Targeted cyber strikes are faster, cleaner, cheaper, less risky, and more stealthy than conventional military and intelligence operations. Who can conduct such technologically advanced attacks? What are the targets? Is there a legal framework for using them, and how significantly do they really affect the larger debates on regional and global peace and security? What are the parallels that can be drawn to other fields, such as nuclear proliferation? These and many other questions provided the context for conversations between cyber security analysts and policymakers at this year’s 9th annual Lennart Meri Conference (LMC) held in Tallinn, Estonia on 24-26 April and entitled “The Limits of Order.”
States on every continent have been building up their offensive cyber capabilities in the shadows for many years. Recently, some have become more open about the means and methods at their disposal. Already in 2012, the Netherlands Ministry of Defense published a cyber strategy in which it declared that it is “developing the military capability to conduct [offensive] cyber operations.” This year, China officially confirmed long-standing suspicions and allegations about its own offensive cyber capabilities. The United States’ Director of National Intelligence, James Clapper, has identified cyber as one of the nation’s top risks and named Russia, China, Iran, North Korea, and terrorists as the threat actors with the greatest existing and potential capabilities.
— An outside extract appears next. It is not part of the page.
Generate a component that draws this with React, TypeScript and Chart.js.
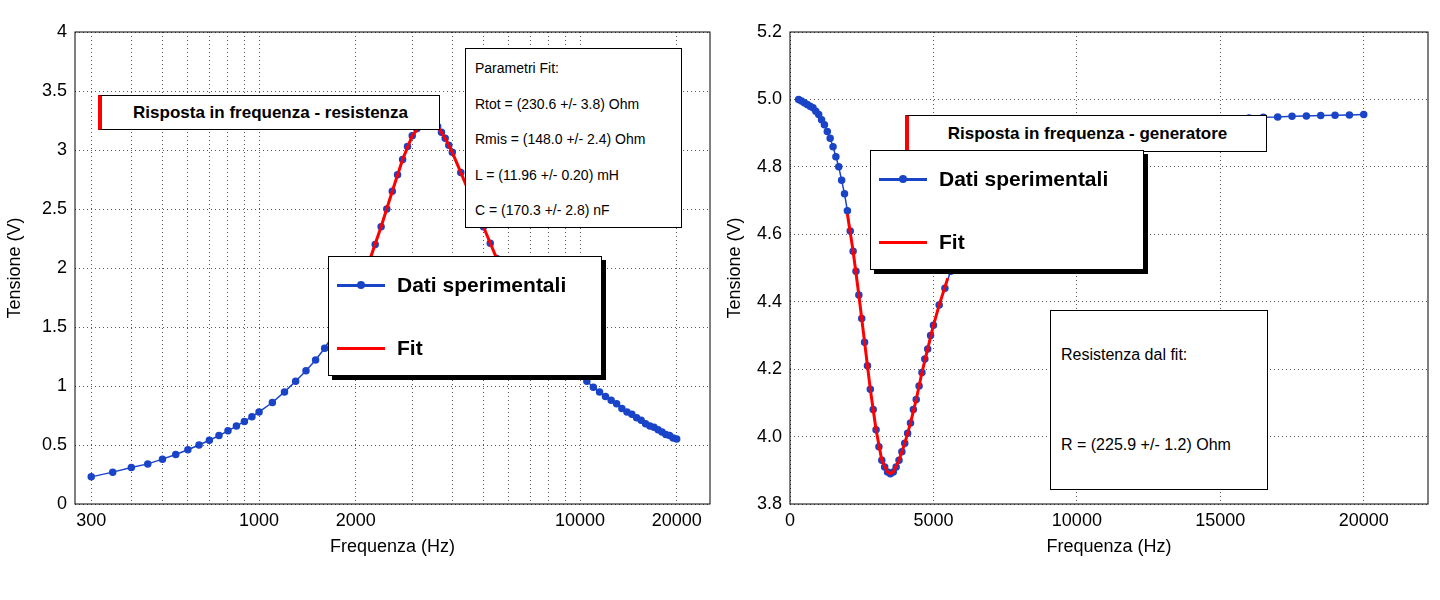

In cyberspace, however, states are just one part of the equation. In his LMC panel discussion with ICANN vice president Jean-Jacques Sahel, Estonian president Toomas Hendrik Ilves drew attention to the rather “unique public-private partnership” between certain states and organized criminal groups for conducting offensive cyber operations. There is also an increasingly active marketplace for previously undiscovered and unused (“zero-day”) vulnerabilities and exploits that is of interest to corporations, hackers, and nation-states alike. Various private companies, such as Crowdstrike, Mandiant, and others, are delving into the lucrative emerging market of cyber threat intelligence. Furthermore, low-level denial of service and defacement attacks are perpetrated daily by a dizzying array of hacktivists, terrorists, and other individuals & groups. These, as President Ilves rightly points out, are nothing but cyber vandalism; indeed, they are often used to distract defenders from the real danger, which lies with the confidentiality and integrity of data. However, how does all of this affect overall security, both globally and in the Nordic-Baltic region?
At LMC, several experts participated in a breakfast session entitled “Offensive Cyber: Necessary Evil or Pandora’s Box?” They drew attention to, among other factors, the dangers associated with an ongoing global cyber arms race, the low entry barriers to developing offensive cyber capabilities, the (decreasing, yet still considerable) challenge of accurate attribution, and the dangers of miscalculation & escalation in cyberspace. According to one participant, there is also an emerging trend of “offense-as-defense”, where passive, technical methods of cyber security are considered insufficient, and where some states have begun to conduct offensive operations for the purpose of attribution as soon as they identify attacks on their own systems. Another panelist pointed to the increasing integration of cyber tools and expertise with conventional capabilities for the purpose of information warfare. The example that was used in this context was the occupation and annexation of Crimea, where units of so-called “little green men” with embedded tech experts assaulted the headquarters and infrastructure of Internet service providers (ISPs), skillfully cutting off communication channels with Kyiv. Another dramatic example of using offensive cyber operations for propaganda and information warfare purposes took place during the 2014 Ukrainian presidential elections. In that case, malware implanted in Ukrainian government servers nearly caused electoral systems to announce incorrect results depicting the victory of the far-right presidential candidate. Interestingly, the malware was identified and removed less than an hour before the announcements but the state-run media channels of a certain neighbor carried news of the exact same results that the malware was programmed to convey.
Clearly, cyber capabilities and the doctrines for using them have been developed for many years, largely outside of the public eye. Attacks are continuing to grow in terms of both sophistication and frequency. However, with increasing knowledge and transparency, is there also a greater chance for peace and stability in cyberspace? In the spirit of the title of this year’s Lennart Meri Conference, “The Limits of Order,” panelists also discussed the potential of norms of responsible state behavior to avoid escalation and improve trust among state actors in cyberspace. The state of play in this domain appears to be in the beginning stages, much like nuclear policy discussions were in the 1950s. Despite the efforts of Estonia and many others interested in self-restraint, rule of law, and stability in cyberspace, many states currently seem unwilling to compromise in terms of applicable international law or to refrain from developing and using these capabilities. In other words, while discussions on imposing legally binding limits to the use of offensive capabilities will continue, most likely so will the leveraging of these capabilities for political and strategic advantage in international relations. Those actors that are hoping to be successful in the cyber era will need to devote their strategic resources not just to perimeter defenses and international law but also to resilience and deterrence.